30 January 2012

Sidetrack: Not about trains but about (vintage) airliners




Today, in this age of mass air travel, flying is an everyday experience. As the tag line of Asia’s leading budget airline Air Asia proclaims: “Now everyone can fly”. Back in the pre-jet days of  the 1950s, however, when flying was not yet as common as today, it still had a sense of adventure and glamour in it.

It was in those days, in October 1956, that I, for the first time ever, flew on an airplane. My mother, younger brother and I were travelling from Indonesia to the USA to join my father who had left earlier to study there. Our airplane, a KLM Royal Duch Airlines Lockheed Constellation, took off early in the morning from Kemayoran Airport, Jakarta.

KLM Royal Dutch Airlines Lockheed Constellation, Kemayoran Airport, Jakarta, Indonesia


Our first stopover was at Paya Lebar Airport, Singapore. The next stop was Don Mueang Airport, Bangkok. Those, of course, were the days before Sukarno-Hatta, Changi and Suvarnabhumi airports. From Bangkok we flew to Karachi. At about midnight we arrived at Karachi. We were taken to Hotel Midway House, a hotel owned by KLM located near the airport, where we could freshen up and rest for a few hours. The name Midway comes from the fact that Karachi is approximately halfway between Amsterdam and Jakarta. Very early in the morning we were brought back to the airport, to continue our journey to Amsterdam via Beirut, Rome, and Geneva.

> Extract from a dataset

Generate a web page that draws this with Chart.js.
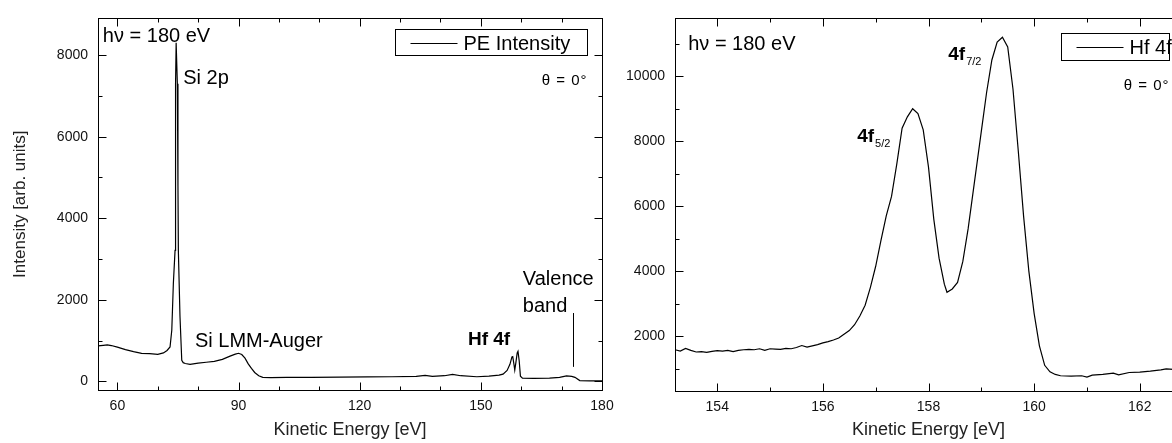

Hotel Midway House, Karachi, Pakistan


We arrived in Amsterdam early in the evening. There we stayed overnight before continuing our journey the next evening on a Pan American World Airways (PAA) Douglas DC7C “Seven Seas.” Before crossing the Atlantic our plane made a brief stop in London. After flying non-stop for about thirteen hours we arrived the next morning at Idlewild Airport in New York.

Pan American World Airways Douglas DC7C ‘Seven Seas”



From Idlewild we were transferred to La Guardia Airport, to catch the afternoon flight to Nashville. The plane we rode on the last leg of our journey was an American Airlines Douglas DC6. After about three hours aboard this plane we finally arrived at our final destination, Nashville, Tennessee.




American Airlines Douglas DC6

Together with my mother and brother I had flown over three continents (Asia, Europe, and North America) and across one ocean (the Atlantic), on three different types of aircrafts (Lockheed Constellation, Douglas DC7 and DC6). It was quite an experience, especially for a first-time air traveller.